Now we have blacks and whites fighting, reds and yellows fighting, Democrats and Republicans fighting, men and women fighting. What’s going to unite us? What’s going to bring us together? A president? A Congress? No. It’s going to be God.

Unfortunately his absurd extremist beliefs weren’t enough to stand in his way when it came to garnering the support of many of his Republican colleagues, like Senator Mike Lee of Utah and Senator Rand Paul of Kentucky, the latter whom praised Moore’s nonexistent lifetime of “defending and standing up for the Constitution.” Only now that the horrifying sexual allegations against Moore have emerged have they decided to jump ship.

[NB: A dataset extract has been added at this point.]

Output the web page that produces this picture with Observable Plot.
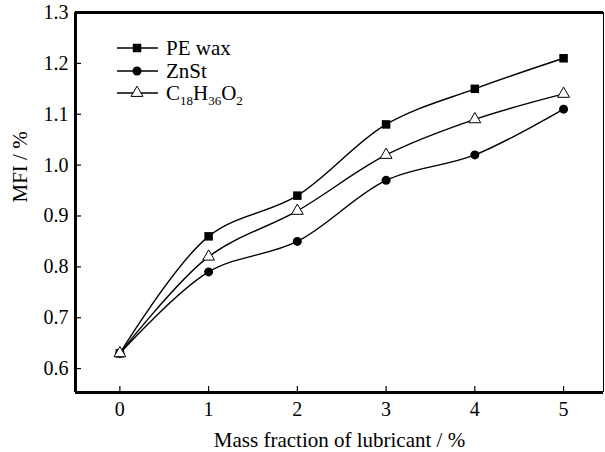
<!DOCTYPE html>
<html>
<head>
<meta charset="utf-8">
<script src="https://cdn.jsdelivr.net/npm/d3@7"></script>
<script src="https://cdn.jsdelivr.net/npm/@observablehq/plot@0.6"></script>
<style>
  html, body { margin: 0; padding: 0; background: #fff; }
  #chart { width: 605px; height: 452px; }
</style>
</head>
<body>
<div id="chart"></div>
<script>
// ---- data ----
const massFraction = [0, 1, 2, 3, 4, 5];
const peWax  = [0.63, 0.86, 0.94, 1.08, 1.15, 1.21];
const znSt   = [0.63, 0.79, 0.85, 0.97, 1.02, 1.11];
const stearic = [0.63, 0.82, 0.91, 1.02, 1.09, 1.14];
const seriesNames = ["PE wax", "ZnSt", "C18H36O2"];
const xTicks = [0, 1, 2, 3, 4, 5];
const yTicks = [0.6, 0.7, 0.8, 0.9, 1.0, 1.1, 1.2, 1.3];
const xDomain = [-0.5, 5.45];
const yDomain = [0.553, 1.3];
const xLabel = "Mass fraction of lubricant / %";
const yLabel = "MFI / %";

const seriesValues = [peWax, znSt, stearic];
const data = seriesNames.flatMap((s, i) =>
  massFraction.map((x, j) => ({series: s, x, y: seriesValues[i][j]})));
const bySeries = s => data.filter(d => d.series === s);

const FONT = "'Liberation Serif', 'Times New Roman', serif";

const plot = Plot.plot({
  width: 605,
  height: 452,
  marginLeft: 75,
  marginRight: 2,
  marginTop: 12,
  marginBottom: 60,
  style: {fontFamily: FONT, fontSize: "20px", background: "#fff", color: "#000"},
  x: {domain: xDomain, ticks: xTicks, label: null},
  y: {domain: yDomain, ticks: yTicks, label: null},
  marks: [
    Plot.line(data, {x: "x", y: "y", z: "series", curve: "catmull-rom", stroke: "#000", strokeWidth: 1.4}),
    Plot.dot(bySeries("PE wax"), {x: "x", y: "y", symbol: "square", fill: "#000", r: 4.8}),
    Plot.dot(bySeries("ZnSt"), {x: "x", y: "y", symbol: "circle", fill: "#000", r: 4.5}),
    Plot.dot(bySeries("C18H36O2"), {x: "x", y: "y", symbol: "triangle", fill: "#fff", stroke: "#000", strokeWidth: 1, r: 4.4}),
    // inward ticks
    Plot.axisX({ticks: xTicks, tickSize: 6, dy: -6, strokeWidth: 1.2, tickFormat: () => "", label: null}),
    Plot.axisY({ticks: yTicks, tickSize: -6, strokeWidth: 1.2, tickFormat: () => "", label: null}),
    // tick labels
    Plot.axisX({ticks: xTicks, tickSize: 0, tickPadding: 9, label: null, fontSize: 20, fontFamily: FONT, tickFormat: d3.format("d")}),
    Plot.axisY({ticks: yTicks, tickSize: 0, tickPadding: 7, label: null, fontSize: 20, fontFamily: FONT, tickFormat: d3.format(".1f")}),
    Plot.ruleX([xDomain[0]], {stroke: "#000", strokeWidth: 3}),
    Plot.ruleX([xDomain[1]], {stroke: "#000", strokeWidth: 1}),
    Plot.ruleY([yDomain[0]], {stroke: "#000", strokeWidth: 3}),
    Plot.ruleY([yDomain[1]], {stroke: "#000", strokeWidth: 3}),
    Plot.text([xLabel], {frameAnchor: "bottom", dy: 48, fontSize: 21, fontFamily: FONT, lineAnchor: "middle"}),
    Plot.text([yLabel], {frameAnchor: "left", dx: -55, rotate: -90, fontSize: 21, fontFamily: FONT, lineAnchor: "middle"})
  ]
});

document.getElementById("chart").appendChild(plot);

// ---- legend ----
const svg = d3.select(plot);
const legend = svg.append("g").attr("font-family", FONT).attr("fill", "#000").attr("text-anchor", "start");
const rowsY = [48, 71, 93];
const symbols = [d3.symbolSquare, d3.symbolCircle, d3.symbolTriangle];
const sizes = [Math.PI * 4.8 * 4.8, Math.PI * 4.5 * 4.5, Math.PI * 4.4 * 4.4];
seriesNames.forEach((name, i) => {
  const g = legend.append("g").attr("transform", `translate(0,${rowsY[i]})`);
  g.append("line").attr("x1", 117).attr("x2", 158).attr("stroke", "#000").attr("stroke-width", 1.4);
  g.append("path").attr("transform", "translate(137,0)")
    .attr("d", d3.symbol(symbols[i], sizes[i])())
    .attr("fill", i === 2 ? "#fff" : "#000")
    .attr("stroke", i === 2 ? "#000" : "none");
  const t = g.append("text").attr("x", 166).attr("y", 7).attr("font-size", 21).attr("text-anchor", "start");
  if (i < 2) {
    t.text(name);
  } else {
    t.append("tspan").text("C");
    t.append("tspan").attr("font-size", 13).attr("dy", 5).text("18");
    t.append("tspan").attr("dy", -5).text("H");
    t.append("tspan").attr("font-size", 13).attr("dy", 5).text("36");
    t.append("tspan").attr("dy", -5).text("O");
    t.append("tspan").attr("font-size", 13).attr("dy", 5).text("2");
  }
});
</script>
</body>
</html>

While all of the above is sufficient proof that Roy Moore is indeed an out-and-out bigot, it doesn’t necessarily prove a direct link to white nationalist organizations. That proof can be found by analyzing the funding his nonprofit organization, Foundation for Moral Law, received from pro-Nazi and neo-confederate organizations. In 2005 Moore’s nonprofit accepted a $1,000 donation from The Foundation to Defend the First Amendment, a group founded by a U.S. war veteran-turned Nazi named Willis Carto. The Foundation to Defend the First Amendment was founded for the purpose of raising money to support “anti-Semitic and racist conspiracy publications” and “Holocaust deniers.” Aside from that it has lent sizable donations over the years to Moore’s nonprofit. Among the publications the Foundation offered its financial support to, the Barnes Review, a publication which stated that Adolf Hitler was robbed of the Nobel Peace Prize in 1938. This donation was hardly an anomaly. Moore’s Foundation for Moral Law accepted more than $1 million from pro-Nazi organizations from 2007-2012, and it played host to neo-Confederate organizations like League of the South on more than one occasion.

The special election to fill the seat previously held by current head of the U.S. Department of Justice, Attorney General Jeff Sessions, will be held on December 12. Moore’s Democratic opponent in the race, Doug Jones, couldn’t be more different from Roy Moore. Instead of taking money from fascists like his opponent, Doug Jones has a history of actively prosecuting them. In 2002 he famously prosecuted the ku klux klan members who bombed a church in Birmingham and killed four young African American girls in 1963. As of November 15, Jones held a slight edge over Moore in polling. Being that the election is in the overwhelmingly conservative Alabama however, Moore still remains the favorite to win the seat.